Voici un autre endroit assez curieux : « Les bûcherons, dans une forêt, coupent de grosses et de petites branches, et en font des fagots ; ainsi nos ecclésiastiques, avec des dispenses de Rome, entassent gros et petits bénéfices. Le chapeau de cardinal est lardé d’évêchés ; les évêchés, lardés d’abbayes et de prieurés, et le tout, lardé de diables. Il faut que tous ces biens de l’Église passent par les trois cordelières de l’Ave Maria. Car le benedicta tu sont grosses abbayes de bénédictins ; in mulieribus, c’est monsieur et madame, et fructus ventris, ce sont banquets et goinfreries. »

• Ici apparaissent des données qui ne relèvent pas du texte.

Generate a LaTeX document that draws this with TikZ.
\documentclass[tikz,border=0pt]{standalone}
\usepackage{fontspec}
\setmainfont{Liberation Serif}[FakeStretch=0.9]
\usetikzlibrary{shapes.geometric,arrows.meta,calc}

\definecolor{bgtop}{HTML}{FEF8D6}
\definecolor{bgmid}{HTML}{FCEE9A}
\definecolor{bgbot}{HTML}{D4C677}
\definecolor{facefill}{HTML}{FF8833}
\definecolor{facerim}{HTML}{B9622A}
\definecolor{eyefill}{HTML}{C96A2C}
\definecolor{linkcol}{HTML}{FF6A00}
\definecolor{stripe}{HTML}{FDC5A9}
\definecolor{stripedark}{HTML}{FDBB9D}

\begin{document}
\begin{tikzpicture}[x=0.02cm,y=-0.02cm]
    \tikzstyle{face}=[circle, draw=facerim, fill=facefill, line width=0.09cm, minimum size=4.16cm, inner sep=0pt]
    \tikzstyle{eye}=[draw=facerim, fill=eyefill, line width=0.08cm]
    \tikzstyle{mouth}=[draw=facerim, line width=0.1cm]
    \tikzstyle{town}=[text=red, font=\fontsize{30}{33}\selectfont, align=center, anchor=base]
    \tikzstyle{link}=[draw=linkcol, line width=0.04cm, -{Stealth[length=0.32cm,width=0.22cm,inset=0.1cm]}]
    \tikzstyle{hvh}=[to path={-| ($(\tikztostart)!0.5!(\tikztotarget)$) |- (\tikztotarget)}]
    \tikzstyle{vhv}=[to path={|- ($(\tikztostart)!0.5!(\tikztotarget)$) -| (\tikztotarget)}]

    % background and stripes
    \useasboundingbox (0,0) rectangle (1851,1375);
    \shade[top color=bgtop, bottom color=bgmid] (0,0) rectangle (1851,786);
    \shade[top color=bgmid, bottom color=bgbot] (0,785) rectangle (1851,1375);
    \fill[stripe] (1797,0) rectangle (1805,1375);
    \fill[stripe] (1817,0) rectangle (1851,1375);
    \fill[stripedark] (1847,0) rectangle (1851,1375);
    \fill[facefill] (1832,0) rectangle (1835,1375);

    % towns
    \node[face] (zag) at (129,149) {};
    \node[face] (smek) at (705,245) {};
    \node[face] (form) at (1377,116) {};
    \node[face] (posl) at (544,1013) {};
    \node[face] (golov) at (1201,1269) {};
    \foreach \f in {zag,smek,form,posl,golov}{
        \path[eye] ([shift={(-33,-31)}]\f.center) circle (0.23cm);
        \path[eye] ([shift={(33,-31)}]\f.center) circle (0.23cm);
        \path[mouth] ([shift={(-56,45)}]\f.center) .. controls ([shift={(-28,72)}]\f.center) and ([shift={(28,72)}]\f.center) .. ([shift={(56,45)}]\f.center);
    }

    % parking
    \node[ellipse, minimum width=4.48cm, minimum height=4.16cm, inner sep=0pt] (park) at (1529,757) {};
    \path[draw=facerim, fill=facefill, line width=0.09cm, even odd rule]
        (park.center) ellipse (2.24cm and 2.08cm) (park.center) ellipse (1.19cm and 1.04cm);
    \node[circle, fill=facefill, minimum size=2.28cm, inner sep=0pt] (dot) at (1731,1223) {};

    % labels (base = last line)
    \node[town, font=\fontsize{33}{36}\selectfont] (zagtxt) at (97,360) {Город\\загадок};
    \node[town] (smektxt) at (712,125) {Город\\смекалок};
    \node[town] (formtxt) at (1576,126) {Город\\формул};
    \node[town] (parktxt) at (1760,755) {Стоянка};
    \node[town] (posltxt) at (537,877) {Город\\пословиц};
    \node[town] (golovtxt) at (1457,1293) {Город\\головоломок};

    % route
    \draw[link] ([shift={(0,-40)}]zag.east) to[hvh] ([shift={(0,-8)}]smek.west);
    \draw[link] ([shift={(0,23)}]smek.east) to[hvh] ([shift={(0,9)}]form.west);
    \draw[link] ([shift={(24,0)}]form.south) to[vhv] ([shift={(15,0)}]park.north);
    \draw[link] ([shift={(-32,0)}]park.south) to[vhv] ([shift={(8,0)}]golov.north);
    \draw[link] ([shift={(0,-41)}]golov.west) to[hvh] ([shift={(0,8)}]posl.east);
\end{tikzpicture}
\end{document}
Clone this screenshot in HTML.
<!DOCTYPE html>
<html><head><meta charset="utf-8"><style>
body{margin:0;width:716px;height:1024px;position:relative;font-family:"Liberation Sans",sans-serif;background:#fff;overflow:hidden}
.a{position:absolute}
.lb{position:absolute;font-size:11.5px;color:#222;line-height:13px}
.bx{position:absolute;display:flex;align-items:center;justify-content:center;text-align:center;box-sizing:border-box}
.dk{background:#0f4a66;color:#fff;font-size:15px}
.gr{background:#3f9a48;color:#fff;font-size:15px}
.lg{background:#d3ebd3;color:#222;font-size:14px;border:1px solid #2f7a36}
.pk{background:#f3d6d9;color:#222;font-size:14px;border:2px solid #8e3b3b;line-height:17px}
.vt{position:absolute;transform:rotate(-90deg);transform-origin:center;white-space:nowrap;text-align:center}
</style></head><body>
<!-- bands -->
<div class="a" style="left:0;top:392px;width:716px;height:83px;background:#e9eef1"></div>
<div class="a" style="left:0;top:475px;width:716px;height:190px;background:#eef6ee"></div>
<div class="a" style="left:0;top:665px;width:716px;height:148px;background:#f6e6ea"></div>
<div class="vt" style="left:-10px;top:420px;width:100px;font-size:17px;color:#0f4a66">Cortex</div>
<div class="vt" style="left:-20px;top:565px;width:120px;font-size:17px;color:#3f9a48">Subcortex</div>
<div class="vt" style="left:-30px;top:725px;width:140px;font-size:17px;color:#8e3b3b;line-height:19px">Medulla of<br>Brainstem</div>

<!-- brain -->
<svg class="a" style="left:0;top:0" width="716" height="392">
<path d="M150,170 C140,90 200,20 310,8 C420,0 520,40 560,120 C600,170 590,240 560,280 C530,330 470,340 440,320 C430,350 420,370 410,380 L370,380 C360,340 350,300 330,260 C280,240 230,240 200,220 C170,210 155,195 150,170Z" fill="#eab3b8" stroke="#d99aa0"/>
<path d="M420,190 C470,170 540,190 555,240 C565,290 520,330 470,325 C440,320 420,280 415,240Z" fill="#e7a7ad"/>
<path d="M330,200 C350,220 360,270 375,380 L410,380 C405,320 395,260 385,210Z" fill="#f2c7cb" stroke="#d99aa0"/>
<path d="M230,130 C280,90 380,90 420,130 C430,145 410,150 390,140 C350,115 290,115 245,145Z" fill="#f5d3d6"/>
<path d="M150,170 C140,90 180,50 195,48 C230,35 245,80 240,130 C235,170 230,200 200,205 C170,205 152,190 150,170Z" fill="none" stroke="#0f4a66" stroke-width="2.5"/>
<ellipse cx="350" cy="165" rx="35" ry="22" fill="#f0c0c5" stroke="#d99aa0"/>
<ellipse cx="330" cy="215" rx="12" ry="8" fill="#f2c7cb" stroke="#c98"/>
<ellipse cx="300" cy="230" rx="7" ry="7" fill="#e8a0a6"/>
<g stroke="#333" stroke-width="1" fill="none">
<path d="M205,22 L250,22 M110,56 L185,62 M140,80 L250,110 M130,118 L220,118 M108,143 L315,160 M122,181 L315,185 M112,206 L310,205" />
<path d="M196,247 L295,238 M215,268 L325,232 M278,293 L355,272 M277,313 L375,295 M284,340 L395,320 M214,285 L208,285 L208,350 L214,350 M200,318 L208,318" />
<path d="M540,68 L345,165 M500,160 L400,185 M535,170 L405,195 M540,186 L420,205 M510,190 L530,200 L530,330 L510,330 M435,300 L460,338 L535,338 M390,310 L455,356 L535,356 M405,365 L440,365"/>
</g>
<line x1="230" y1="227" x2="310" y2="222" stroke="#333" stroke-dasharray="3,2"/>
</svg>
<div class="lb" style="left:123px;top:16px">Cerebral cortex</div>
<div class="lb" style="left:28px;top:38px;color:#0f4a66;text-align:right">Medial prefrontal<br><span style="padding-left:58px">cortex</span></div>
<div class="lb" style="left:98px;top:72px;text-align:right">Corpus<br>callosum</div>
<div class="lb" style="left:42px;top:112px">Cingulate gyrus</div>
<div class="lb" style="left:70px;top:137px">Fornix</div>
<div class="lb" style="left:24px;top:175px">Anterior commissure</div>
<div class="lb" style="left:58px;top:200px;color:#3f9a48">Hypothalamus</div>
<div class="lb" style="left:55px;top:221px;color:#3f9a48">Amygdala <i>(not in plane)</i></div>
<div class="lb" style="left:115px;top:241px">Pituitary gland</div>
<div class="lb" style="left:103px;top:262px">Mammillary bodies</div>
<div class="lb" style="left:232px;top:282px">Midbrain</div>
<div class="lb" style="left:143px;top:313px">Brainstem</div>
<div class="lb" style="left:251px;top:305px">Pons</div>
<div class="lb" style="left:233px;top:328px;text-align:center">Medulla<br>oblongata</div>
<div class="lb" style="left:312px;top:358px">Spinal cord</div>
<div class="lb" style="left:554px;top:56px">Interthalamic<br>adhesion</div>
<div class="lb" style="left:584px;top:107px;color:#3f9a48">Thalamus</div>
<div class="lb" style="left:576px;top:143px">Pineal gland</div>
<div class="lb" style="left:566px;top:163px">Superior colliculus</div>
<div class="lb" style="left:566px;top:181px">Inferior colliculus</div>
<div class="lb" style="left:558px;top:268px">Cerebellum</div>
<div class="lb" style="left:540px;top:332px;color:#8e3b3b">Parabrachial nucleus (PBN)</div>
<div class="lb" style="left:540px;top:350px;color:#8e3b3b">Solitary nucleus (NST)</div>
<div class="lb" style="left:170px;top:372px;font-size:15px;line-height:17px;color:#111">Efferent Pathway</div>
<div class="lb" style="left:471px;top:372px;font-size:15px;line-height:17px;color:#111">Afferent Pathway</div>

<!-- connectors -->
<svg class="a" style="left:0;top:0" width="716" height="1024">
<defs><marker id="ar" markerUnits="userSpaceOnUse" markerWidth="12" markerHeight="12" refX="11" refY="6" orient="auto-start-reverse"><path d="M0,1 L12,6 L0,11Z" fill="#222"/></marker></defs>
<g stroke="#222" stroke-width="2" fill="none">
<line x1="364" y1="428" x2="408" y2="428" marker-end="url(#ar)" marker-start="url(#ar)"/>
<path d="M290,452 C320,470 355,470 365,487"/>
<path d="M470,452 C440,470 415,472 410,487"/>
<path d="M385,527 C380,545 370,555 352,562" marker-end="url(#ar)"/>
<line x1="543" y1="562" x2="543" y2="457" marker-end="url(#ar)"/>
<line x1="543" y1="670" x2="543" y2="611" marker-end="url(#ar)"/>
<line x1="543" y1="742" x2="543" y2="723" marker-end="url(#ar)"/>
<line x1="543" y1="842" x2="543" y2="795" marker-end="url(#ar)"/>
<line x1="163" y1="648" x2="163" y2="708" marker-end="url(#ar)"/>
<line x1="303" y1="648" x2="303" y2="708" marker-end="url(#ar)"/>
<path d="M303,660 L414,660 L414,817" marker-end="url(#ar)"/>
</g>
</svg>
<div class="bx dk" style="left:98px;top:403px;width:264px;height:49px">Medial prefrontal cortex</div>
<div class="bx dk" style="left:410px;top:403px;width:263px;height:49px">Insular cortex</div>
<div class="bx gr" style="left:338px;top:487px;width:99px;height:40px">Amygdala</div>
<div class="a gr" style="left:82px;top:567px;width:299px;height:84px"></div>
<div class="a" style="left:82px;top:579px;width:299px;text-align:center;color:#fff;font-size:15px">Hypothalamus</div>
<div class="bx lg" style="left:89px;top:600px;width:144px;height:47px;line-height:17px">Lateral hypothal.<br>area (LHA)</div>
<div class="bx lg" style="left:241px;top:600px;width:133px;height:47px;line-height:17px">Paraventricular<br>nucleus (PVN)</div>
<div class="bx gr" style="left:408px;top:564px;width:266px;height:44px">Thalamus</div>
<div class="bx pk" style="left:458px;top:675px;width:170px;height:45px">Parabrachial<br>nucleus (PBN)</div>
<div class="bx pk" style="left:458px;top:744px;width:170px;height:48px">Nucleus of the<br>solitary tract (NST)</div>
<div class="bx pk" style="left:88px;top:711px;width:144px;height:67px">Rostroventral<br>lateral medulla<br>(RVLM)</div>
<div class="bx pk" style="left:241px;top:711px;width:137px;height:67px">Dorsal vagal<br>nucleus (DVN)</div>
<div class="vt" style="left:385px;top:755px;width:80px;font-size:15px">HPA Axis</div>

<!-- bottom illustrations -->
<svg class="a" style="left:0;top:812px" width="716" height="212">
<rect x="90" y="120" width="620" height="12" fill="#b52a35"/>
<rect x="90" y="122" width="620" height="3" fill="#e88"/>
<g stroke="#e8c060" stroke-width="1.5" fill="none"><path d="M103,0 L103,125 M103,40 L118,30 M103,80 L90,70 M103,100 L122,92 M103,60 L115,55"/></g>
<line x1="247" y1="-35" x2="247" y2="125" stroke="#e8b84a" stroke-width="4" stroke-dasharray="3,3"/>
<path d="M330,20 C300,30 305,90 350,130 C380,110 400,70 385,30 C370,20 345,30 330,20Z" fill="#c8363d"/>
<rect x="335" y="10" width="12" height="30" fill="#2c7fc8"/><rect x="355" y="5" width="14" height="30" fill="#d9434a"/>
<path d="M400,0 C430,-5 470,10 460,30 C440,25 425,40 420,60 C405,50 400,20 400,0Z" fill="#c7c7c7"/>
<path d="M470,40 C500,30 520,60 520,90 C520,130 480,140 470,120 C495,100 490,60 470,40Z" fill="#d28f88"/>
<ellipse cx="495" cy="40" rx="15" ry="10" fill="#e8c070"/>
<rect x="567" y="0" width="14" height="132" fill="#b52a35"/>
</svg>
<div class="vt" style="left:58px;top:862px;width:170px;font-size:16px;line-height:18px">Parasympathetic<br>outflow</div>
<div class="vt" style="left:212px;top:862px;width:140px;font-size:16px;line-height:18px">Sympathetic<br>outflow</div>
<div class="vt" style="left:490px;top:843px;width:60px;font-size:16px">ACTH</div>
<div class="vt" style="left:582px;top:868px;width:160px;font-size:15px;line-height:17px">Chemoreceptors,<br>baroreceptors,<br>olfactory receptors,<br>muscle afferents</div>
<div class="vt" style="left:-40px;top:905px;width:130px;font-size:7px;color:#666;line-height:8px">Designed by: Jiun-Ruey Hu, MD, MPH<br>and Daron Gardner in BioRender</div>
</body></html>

Les sermons de Barlette et de Maillard sont tous faits sur ce modèle : ils étaient prononcés moitié en mauvais latin, moitié en mauvais français. Les sermons en Italie étaient dans le même goût ; c’était encore pis en Allemagne. De ce mélange monstrueux naquit le style macaronique : c’est le chef-d’œuvre de la barbarie. Cette espèce d’éloquence, digne des Hurons et des Iroquois, s’est maintenue jusque sous Louis XIII. Le jésuite Garasse, un des hommes les plus signalés parmi les ennemis du sens commun, ne prêcha jamais autrement. Il comparait le célèbre Théophile à un veau, parce que Viaud était le nom de famille de Théophile. Mais d’un veau, dit-il, la chair est bonne à rôtir et à bouillir, et la tienne n’est bonne qu’à brûler.

Il y a loin de toutes ces allégories employées par nos barbares à celles d’Homère, de Virgile et d’Ovide ; et tout cela prouve que s’il reste encore quelques Goths et quelques Vandales qui méprisent les fables anciennes, ils n’ont pas absolument raison.


  1. Mélanges, tome V, 1701. Le volume désigné sous le titre de tome V des Mélanges porte sur le frontispice : Seconde suite des Mélanges. Au reste, cette aventure est racontée par Ovide, Fastes, livre V, vers 495-535. Voyez l’article Ange, première section. (B.)
  2. Chapitre IX, 9.
  3. Discours sur la fable, imprimé dès 1746, et qui fait aujourd’hui la fin de l’article Fable ci-après. (B.)